We expect that you take an active role in class proceedings, and that you help us shape the classroom into a positive and encouraging learning environment where respect rules. You participate in shaping class "content" - you should be ready at all times to make quality contributions to our conversations in class, and be prepared in such a way that you can lead a class discussion at any time. It also means that you take responsibility for "process" - that is, you are an active participant from the moment you enter the classroom; your arguments are thoughtful and to the point; you engage with others' point of view. This class is a collaborative project: we value your suggestions and welcome your comments; we will include you in some of our decisions regarding reading materials.

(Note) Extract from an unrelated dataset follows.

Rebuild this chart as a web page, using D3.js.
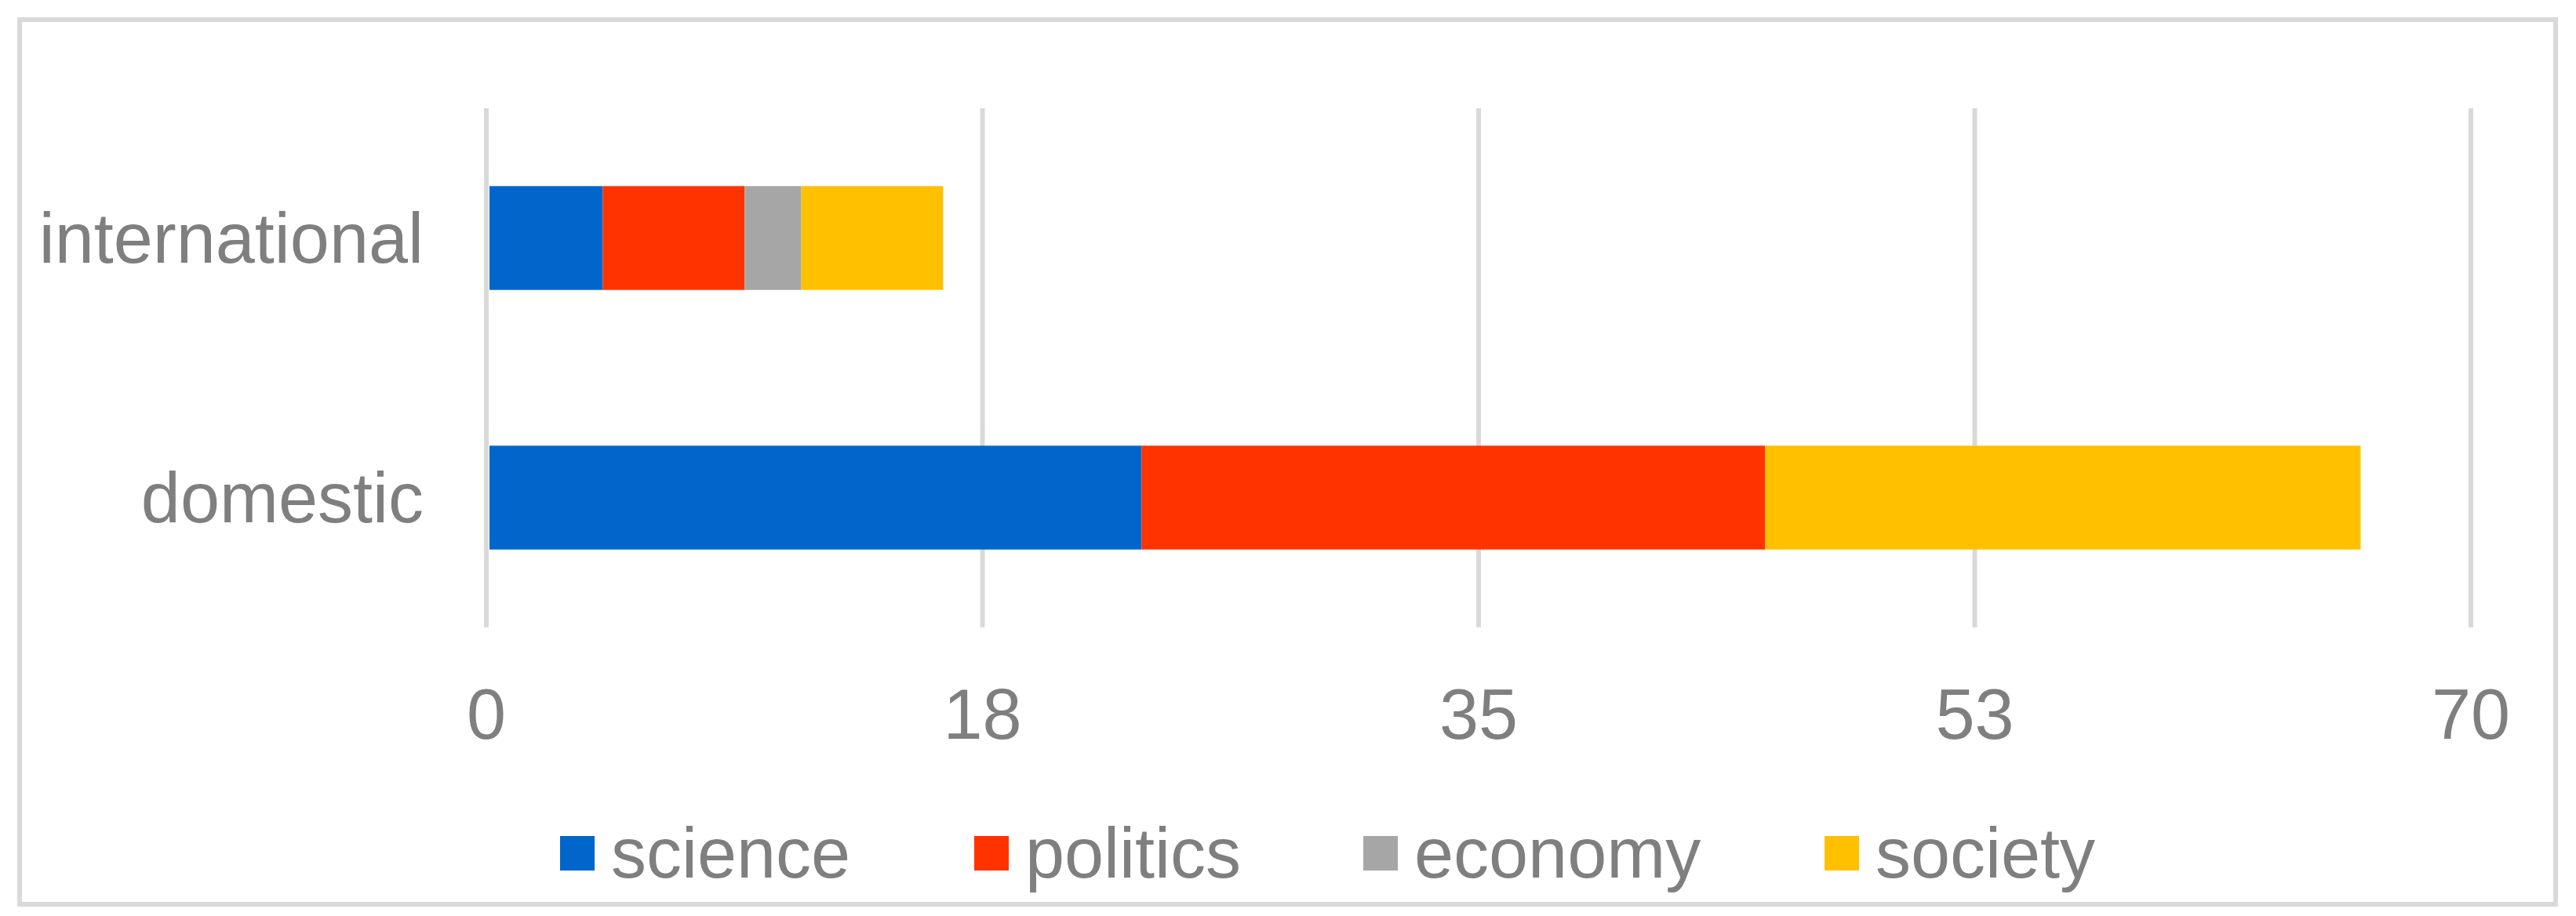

Finally, we expect that all interactions, including peer review and comments on others' work, will be conducted in a spirit of constructive collaboration and mutual respect. You may expect the same from us: engagement and respect, constructive criticism, prompt return of papers, a thoughtful attitude towards course content and class proceedings, and a responsive ear towards your questions and concerns.

All work adheres to the honors code. Attendance is mandatory.



Course Texts


Required:
Azar Nafisi Reading Lolita in Tehran
Virginia Woolf A Room of One's Own
Recommended:
Diana Hacker A Writer's Reference
Corrigan A short guide to writing about film
Optional:
Juska Bare
Eaves A Round-Heeled Woman

Take notes when you read a text or watch a movie; organize your comments around the ways in which gender is portrayed, and pay attention to the ways in which its representation is enabling, constraining, problematic, or ok. You should at all times be prepared to bring one or two passages of the movie or the assigned text to our collective attention; you should also be ready to explain why these passages are noteworthy.



The Writing Center

 

The Writing Center, located in TG 106 (ext 72177) is staffed by tutors who are trained to help you clean up your writing. Beginning the second week of the semester WC hours are Sunday through Thursday 7:00 to 10:00 PM.